Die Lehrerverbände schlagen längst Alarm: Die Arbeitsbelastung für Schulleiterinnen und Schulleiter an Grund- und Mittelschulen ist durch die Corona-Pandemie so deutlich angestiegen, dass manche mit ihren Kräften am Ende sind und sogar psychologische Unterstützung in Anspruch nehmen müssen. Auch Torsten Bergmühl, Rektor an der Erich-Kästner-Grund- und Mittelschule in Höhenkirchen-Siegertsbrunn, leidet darunter, so viel Zeit für administrative Aufgaben wie dem Verfassen von Elternbriefen, der Organisation von Tests, Kontaktnachverfolgung und der Umsetzung von Quarantänemaßnahmen verbringen zu müssen. Er hat eine Online-Petition bei www.change.org unter dem Motto "Schulleitungen in Not" gestartet, um möglichst viele Unterstützer zu finden, die bestätigen, dass die Probleme von den meisten Schulleitern als Belastung empfunden werden.
Zunächst begann Bergmühl, die Schulen im Landkreis München über seine Kampagne zu informieren, mittlerweile teilte er den Link bereits mit der Hälfte der Verantwortlichen an den mehr als 3300 bayerischen Grund- und Mittelschulen. Und die Resonanz ist groß: Es haben bereits 1669 Personen (Stand: Dienstagnachmittag) ihre Unterstützung bekundet. Die Idee sei kurz vor Weihnachten während einer Schulleitertagung in der IHK-Akademie in Feldkirchen-Westerham entstanden, sagt Bergmühl. Und sie werde auch von der Staatlichen Schulaufsicht unterstützt. Gleichwohl sieht sich Bergmühl weiter als Einzelkämpfer.
Vom Kultusministerium sei bisher gar nichts auf seinen Brief gekommen
"Meine Initiative richtet sich natürlich vor allem an Schulleiter, aber es ist völlig legitim, wenn auch andere Nutzer teilnehmen", so der Rektor. Er sieht die Online-Petition vor allem als Debattenbeitrag zu den Bemühungen der Lehrerverbände. Auch könne das digitale Format eine Ergänzung zu den bisherigen Kanälen sein, in denen sich das Thema verbreitet. Überhaupt müsse man auf breiter Front auf die aktuelle Überforderung der Schulleiter hinweisen, schließlich fühlten sich auch zahlreiche Eltern angesprochen, die sich Sorgen machen um die optimale Förderung ihrer Kinder.

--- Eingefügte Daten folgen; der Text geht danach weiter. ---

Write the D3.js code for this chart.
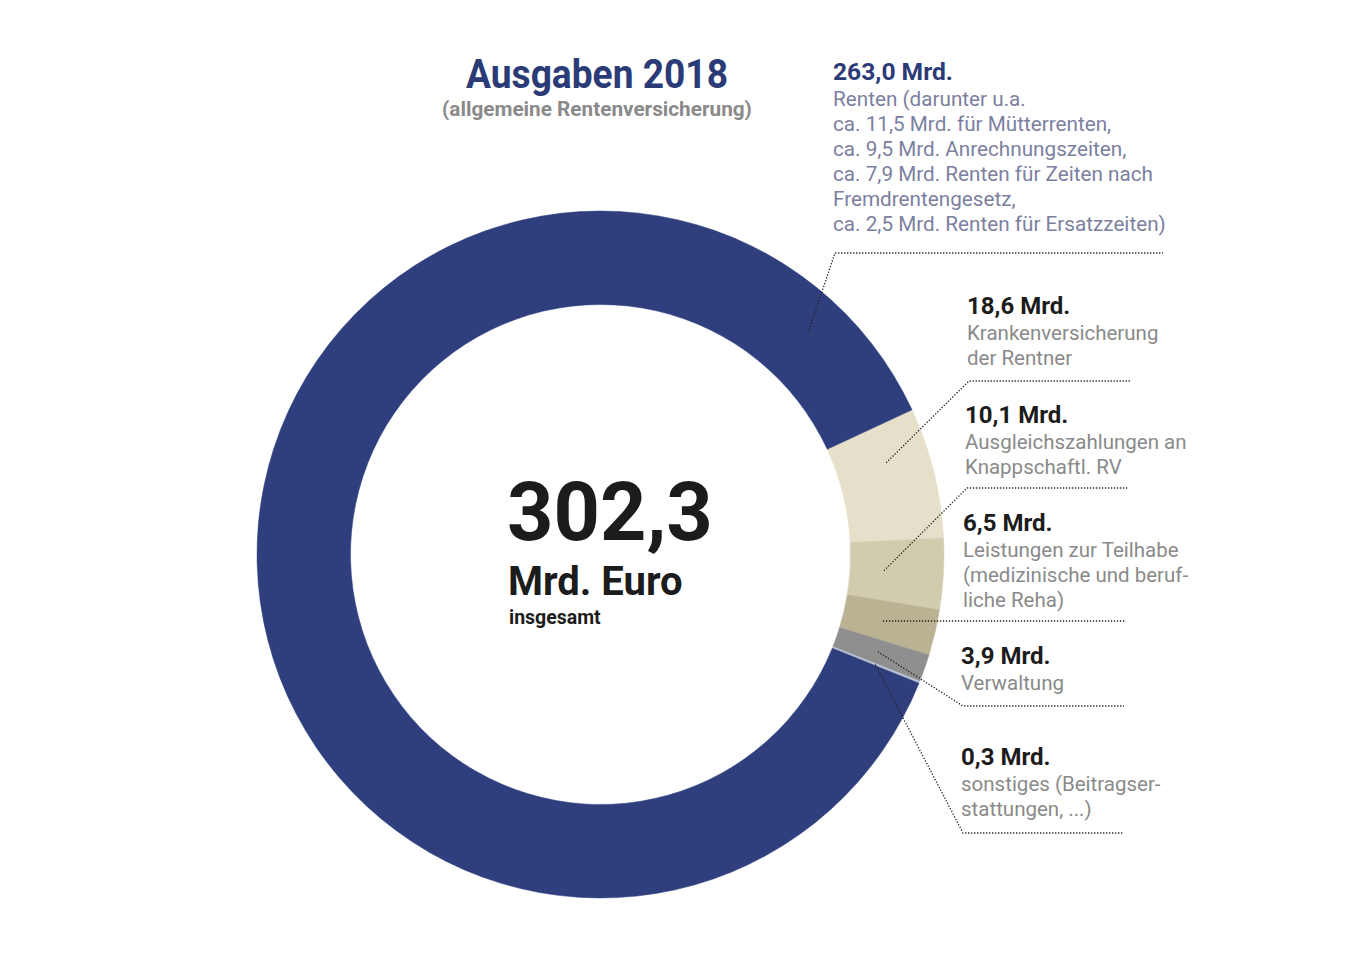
<!DOCTYPE html>
<html>
<head>
<meta charset="utf-8">
<script src="https://cdn.jsdelivr.net/npm/d3@7"></script>
<style>
  body { margin: 0; background: #fff; }
  svg { display: block; font-family: Roboto, "Noto Sans", sans-serif; }
</style>
</head>
<body>
<div id="chart"></div>
<script>
// Data: Ausgaben 2018, allgemeine Rentenversicherung (Mrd. Euro)
const categories = ["Krankenversicherung", "Ausgleichszahlungen", "Teilhabe", "Verwaltung", "sonstiges", "Renten"];
const values = [18.6, 10.1, 6.5, 3.9, 0.3, 263.0];
const valueLabels = ["18,6 Mrd.", "10,1 Mrd.", "6,5 Mrd.", "3,9 Mrd.", "0,3 Mrd.", "263,0 Mrd."];
const descriptions = [
  ["Krankenversicherung", "der Rentner"],
  ["Ausgleichszahlungen an", "Knappschaftl. RV"],
  ["Leistungen zur Teilhabe", "(medizinische und beruf-", "liche Reha)"],
  ["Verwaltung"],
  ["sonstiges (Beitragser-", "stattungen, ...)"],
  ["Renten (darunter u.a.", "ca. 11,5 Mrd. für Mütterrenten,", "ca. 9,5 Mrd. Anrechnungszeiten,",
   "ca. 7,9 Mrd. Renten für Zeiten nach", "Fremdrentengesetz,", "ca. 2,5 Mrd. Renten für Ersatzzeiten)"]
];
const total = "302,3";

const width = 1353, height = 958;
const cx = 600.5, cy = 554.5;
const outerR = 343.5, innerR = 250;

const color = d3.scaleOrdinal()
  .domain(categories)
  .range(["#e6e0cb", "#d1ccae", "#bab292", "#8f8f8f", "#bcc5da", "#2f3f7e"]);

const svg = d3.select("#chart")
  .append("svg")
    .attr("width", width)
    .attr("height", height);

// Donut
const deg = Math.PI / 180;
const start = 65.1 * deg;
const pie = d3.pie().sort(null).value(d => d.value)
  .startAngle(start).endAngle(start + 2 * Math.PI);
const arcs = pie(categories.map((c, i) => ({ key: c, value: values[i] })));
const arc = d3.arc().innerRadius(innerR).outerRadius(outerR);

const g = svg.append("g").attr("transform", `translate(${cx},${cy})`);
g.selectAll("path")
  .data(arcs)
  .enter().append("path")
    .attr("d", arc)
    .attr("fill", d => color(d.data.key))
    .attr("stroke", d => color(d.data.key))
    .attr("stroke-width", 0.5);

// Label layout (x, baseline of value, underline y/extent, anchor angle/radius)
const labelLayout = [
  { x: 967, y: 314, lineY: 381, lineX2: 1130, angle: 72.2, r: 300 },
  { x: 965, y: 423, lineY: 488, lineX2: 1128, angle: null, r: 284 },
  { x: 963, y: 531, lineY: 621, lineX2: 1126, angle: null, r: 290, flat: true },
  { x: 961, y: 664, lineY: 706, lineX2: 1124, angle: null, r: 294 },
  { x: 961, y: 765, lineY: 833, lineX2: 1124, angle: null, r: 296 },
  { x: 833, y: 80, lineY: 253, lineX2: 1163, angle: 43.1, r: 304 }
];

function anchorPoint(a, lay) {
  const ang = lay.angle != null ? lay.angle * deg : (a.startAngle + a.endAngle) / 2;
  return [cx + lay.r * Math.sin(ang), cy - lay.r * Math.cos(ang)];
}

const labels = svg.append("g");
arcs.forEach((a, i) => {
  const lay = labelLayout[i];
  const isRenten = a.data.key === "Renten";
  const grp = labels.append("g");

  const vt = grp.append("text")
    .attr("x", lay.x)
    .attr("y", lay.y)
    .style("font-size", "24px")
    .style("font-weight", 700)
    .attr("fill", isRenten ? "#2b3b77" : "#1c1c1c")
    .text(valueLabels[i]);

  const dg = grp.append("g");
  descriptions[i].forEach((line, j) => {
    dg.append("text")
      .attr("x", lay.x)
      .attr("y", lay.y + 26 + j * 25)
      .style("font-size", "20.5px")
      .attr("fill", isRenten ? "#7c809f" : "#8a8a8a")
      .text(line);
  });

  if (isRenten) {
    // condensed look: squeeze horizontally around label x
    let maxW = 0;
    dg.selectAll("text").each(function () { maxW = Math.max(maxW, this.getComputedTextLength()); });
    const s = 333 / maxW;
    dg.attr("transform", `translate(${lay.x},0) scale(${s},1) translate(${-lay.x},0)`);
    const vs = 120 / vt.node().getComputedTextLength();
    vt.attr("transform", `translate(${lay.x},0) scale(${vs},1) translate(${-lay.x},0)`);
  }

  // dotted leader + underline
  const p = anchorPoint(a, lay);
  const pts = lay.flat
    ? [[p[0], lay.lineY], [lay.lineX2, lay.lineY]]
    : [p, [lay.x + 2, lay.lineY], [lay.lineX2, lay.lineY]];
  grp.append("path")
    .attr("d", d3.line()(pts))
    .attr("fill", "none")
    .attr("stroke", "#222")
    .attr("stroke-width", 1.3)
    .attr("stroke-dasharray", "1.3,1.7");
});

// Title
const title = svg.append("text")
  .attr("x", 597)
  .attr("y", 88)
  .attr("text-anchor", "middle")
  .style("font-size", "41px")
  .style("font-weight", 700)
  .attr("fill", "#2b3b77")
  .text("Ausgaben 2018");
const sub = svg.append("text")
  .attr("x", 597)
  .attr("y", 116)
  .attr("text-anchor", "middle")
  .style("font-size", "21px")
  .style("font-weight", 700)
  .attr("fill", "#8a8a8a")
  .text("(allgemeine Rentenversicherung)");
[[title, 262], [sub, 310]].forEach(([t, w]) => {
  const s = w / t.node().getComputedTextLength();
  t.attr("transform", `translate(597,0) scale(${s},1) translate(-597,0)`);
});

// Centre text
svg.append("text")
  .attr("x", 507)
  .attr("y", 540)
  .style("font-size", "81px")
  .style("font-weight", 700)
  .attr("fill", "#1c1c1c")
  .text(total);
svg.append("text")
  .attr("x", 508)
  .attr("y", 595)
  .style("font-size", "40px")
  .style("font-weight", 700)
  .attr("fill", "#1c1c1c")
  .text("Mrd. Euro");
svg.append("text")
  .attr("x", 509)
  .attr("y", 624)
  .style("font-size", "19.5px")
  .style("font-weight", 700)
  .attr("fill", "#1c1c1c")
  .text("insgesamt");
</script>
</body>
</html>
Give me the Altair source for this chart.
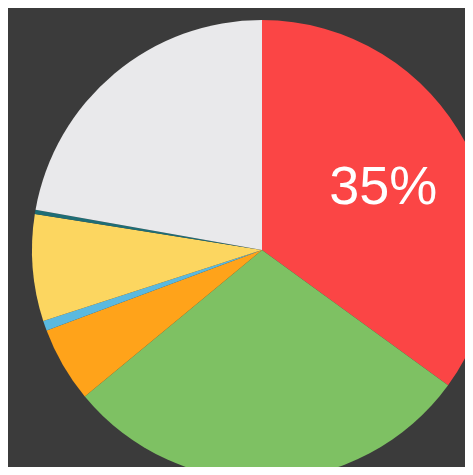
import altair as alt
import pandas as pd

categories = ["A", "B", "C", "D", "E", "F", "G"]
values = [35.0, 29.0, 5.3, 0.7, 7.5, 0.3, 22.2]
colors = ["#fb4545", "#7ec163", "#ffa31a", "#5ab9e0", "#fcd660", "#1f6d75", "#e9e9eb"]
labels = ["35%", "", "", "", "", "", ""]

df = pd.DataFrame({
    "cat": categories,
    "value": values,
    "order": list(range(len(categories))),
    "label": labels,
})

cx, cy = 254, 242

base = alt.Chart(df).encode(
    theta=alt.Theta("value:Q", stack=True),
    order=alt.Order("order:Q"),
)

arcs = base.mark_arc(radius=230, stroke=None).encode(
    x=alt.value(cx),
    y=alt.value(cy),
    color=alt.Color("cat:N", scale=alt.Scale(domain=categories, range=colors), legend=None),
)

text = base.mark_text(radius=136, fontSize=54, color="#ffffff", font="Liberation Sans").encode(
    x=alt.value(cx),
    y=alt.value(cy),
    text="label:N",
)

chart = (arcs + text).properties(
    width=457, height=459,
    autosize=alt.AutoSizeParams(type="none"),
    padding=0,
    background="#3b3b3b",
).configure_view(stroke=None)

chart.save("out.html", embed_options={"renderer": "svg", "actions": False})
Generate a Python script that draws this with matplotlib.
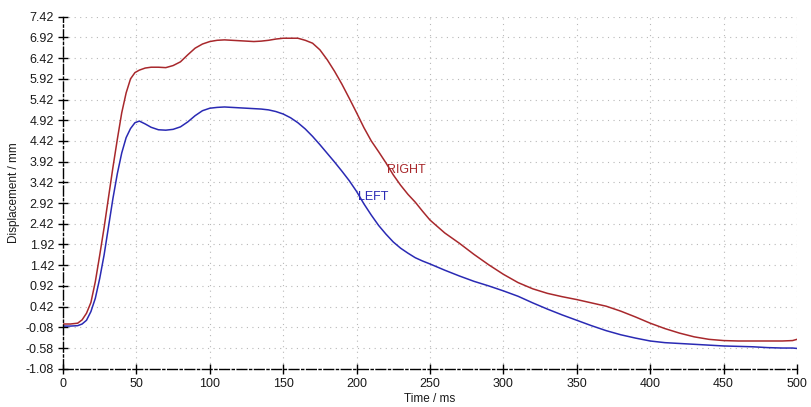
import matplotlib
matplotlib.use("Agg")
import matplotlib.pyplot as plt
import numpy as np

plt.rcParams['font.family'] = ['Liberation Sans', 'DejaVu Sans']

# time in ms
t = [0, 5, 10, 13, 16, 19, 22, 25, 28, 31, 34, 37, 40, 43, 46, 49, 52, 56, 60,
     65, 70, 75, 80, 85, 90, 95, 100, 105, 110, 115, 120, 125, 130, 135, 140,
     145, 150, 155, 160, 165, 170, 175, 180, 185, 190, 195, 200, 205, 210, 215,
     220, 225, 230, 235, 240, 245, 250, 260, 270, 280, 290, 300, 310, 320, 330,
     340, 350, 360, 370, 380, 390, 400, 410, 420, 430, 440, 450, 460, 470, 480,
     490, 497, 500]

right = [0.00, 0.00, 0.02, 0.10, 0.26, 0.52, 1.02, 1.66, 2.33, 3.06, 3.78, 4.46,
         5.10, 5.58, 5.92, 6.07, 6.13, 6.18, 6.20, 6.20, 6.19, 6.24, 6.33, 6.50,
         6.66, 6.76, 6.82, 6.85, 6.86, 6.85, 6.84, 6.83, 6.82, 6.83, 6.85, 6.88,
         6.90, 6.90, 6.90, 6.85, 6.78, 6.62, 6.38, 6.10, 5.79, 5.45, 5.10, 4.74,
         4.42, 4.16, 3.89, 3.60, 3.35, 3.13, 2.94, 2.72, 2.51, 2.20, 1.95, 1.68,
         1.43, 1.20, 1.00, 0.85, 0.74, 0.66, 0.59, 0.51, 0.43, 0.31, 0.17, 0.02,
         -0.11, -0.22, -0.31, -0.37, -0.40, -0.41, -0.41, -0.41, -0.41, -0.40,
         -0.37]

left = [-0.05, -0.05, -0.04, 0.00, 0.09, 0.30, 0.62, 1.10, 1.67, 2.35, 3.03, 3.63,
        4.13, 4.50, 4.72, 4.86, 4.90, 4.83, 4.75, 4.69, 4.68, 4.70, 4.76, 4.88,
        5.03, 5.15, 5.21, 5.23, 5.24, 5.23, 5.22, 5.21, 5.20, 5.19, 5.17, 5.13,
        5.07, 4.98, 4.86, 4.71, 4.53, 4.33, 4.12, 3.91, 3.69, 3.46, 3.20, 2.90,
        2.63, 2.38, 2.17, 1.98, 1.83, 1.71, 1.60, 1.52, 1.45, 1.30, 1.16, 1.03,
        0.92, 0.80, 0.67, 0.51, 0.36, 0.22, 0.09, -0.04, -0.16, -0.26, -0.34,
        -0.41, -0.45, -0.47, -0.49, -0.51, -0.53, -0.54, -0.55, -0.57, -0.58,
        -0.58, -0.59]

yticks = [-1.08, -0.58, -0.08, 0.42, 0.92, 1.42, 1.92, 2.42, 2.92, 3.42, 3.92,
          4.42, 4.92, 5.42, 5.92, 6.42, 6.92, 7.42]
xticks = [0, 50, 100, 150, 200, 250, 300, 350, 400, 450, 500]

red = '#a8282c'
blue = '#2a2ab4'
txt = '#1a1a1a'

fig = plt.figure(figsize=(8.11, 4.07), dpi=100)
ax = fig.add_axes([0.0777, 0.094, 0.905, 0.865])

ax.plot(t, right, color=red, lw=1.1)
ax.plot(t, left, color=blue, lw=1.1)

ax.text(221, 3.72, 'RIGHT', color=red, fontsize=9, va='center', ha='left')
ax.text(201, 3.07, 'LEFT', color=blue, fontsize=9, va='center', ha='left')

ax.set_xlim(0, 500)
ax.set_ylim(-1.08, 7.42)
ax.set_xticks(xticks)
ax.set_yticks(yticks)
ax.set_yticklabels(['%.2f' % v for v in yticks])

ax.grid(True, color='#b8b8b8', linestyle=(0, (1, 4)), lw=0.8)
for s in ['top', 'right']:
    ax.spines[s].set_visible(False)
for s in ['left', 'bottom']:
    ax.spines[s].set_linestyle((0, (7, 2, 1.5, 2)))
    ax.spines[s].set_linewidth(1.0)
    ax.spines[s].set_color('black')

ax.tick_params(direction='inout', length=7, width=1, colors='black',
               labelcolor=txt, labelsize=9, pad=3)

ax.set_xlabel('Time / ms', fontsize=8.5, color=txt, labelpad=2)
ax.set_ylabel('Displacement / mm', fontsize=8.5, color=txt, labelpad=4)

fig.savefig('out.png', dpi=100)
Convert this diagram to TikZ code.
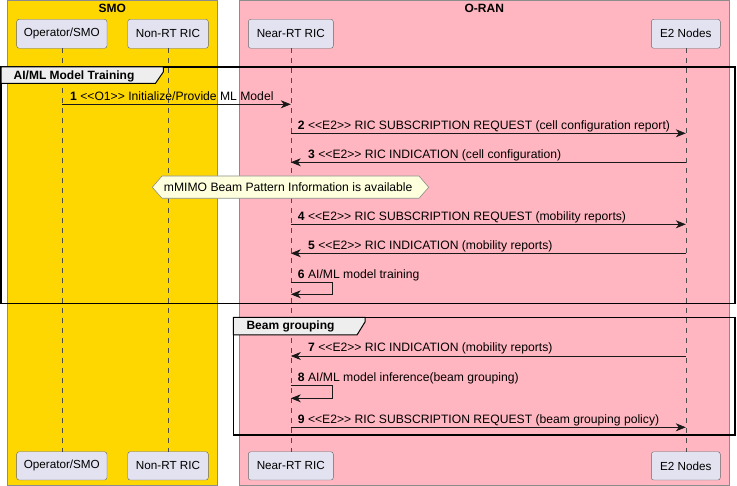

Seine Forderungen, direkt adressiert an den Bayerischen Landtag, die Staatsregierung und Kultusminister Michael Piazolo (Freie Wähler), umreißt Bergmühl in sieben Punkten: Nötig sei eine zeitliche Entlastung der Rektoren und Konrektoren an Grund- und Mittelschulen durch eine deutlich verringerte Unterrichtsverpflichtung, ein transparentes Arbeitszeitmanagement und eine gerechte Bezahlung im Vergleich zu Schulleitungen an Förderschulen und Realschulen. Außerdem verlangt der 57-jährige Pädagoge deutlich mehr Einsatzstunden für Verwaltungsangestellte an den Schulen sowie mehr autonomen und flexiblen Handlungsspielraum für die einzelnen Schulen. Schließlich müsse auch die Kommunikation mit den vorgesetzten Behörden schneller und klarer werden. Bislang gelte: Das Ministerium macht die Vorgaben, den Schulleitern bleibt nur, diese umzusetzen. Weil man sich im Corona-Alltag oftmals auf dünnem Eis bewege, wünsche er sich auch eine verlässliche und kompetente juristische Unterstützung auf Schulamtsebene.
Die Reaktionen aus der Politik lassen bislang zu wünschen übrig, denn der Pädagoge hat auch das Kultusministerium und - bis auf jene der AfD - sämtliche Mitglieder des Bildungsausschusses im Landtag direkt angeschrieben und von seiner Petition informiert. "Einzig die Grüne Gabriele Triebel hat sich gemeldet und ihre Unterstützung versichert", sagt er. "Vom Kultusministerium kam bisher gar nichts."
Dabei sei die Lage analog zu den Infektionszahlen so schlimm wie noch nie im Laufe der Pandemie: Ein halbes Dutzend Lehrkräfte sei allein an der Erich-Kästner-Schule in Quarantäne. "Noch kriegen wir Präsenzunterricht in allen Klassen hin, aber ich muss bereits den Rotstift ansetzen, etwa beim Nachmittags- oder Sportunterricht", so der Rektor.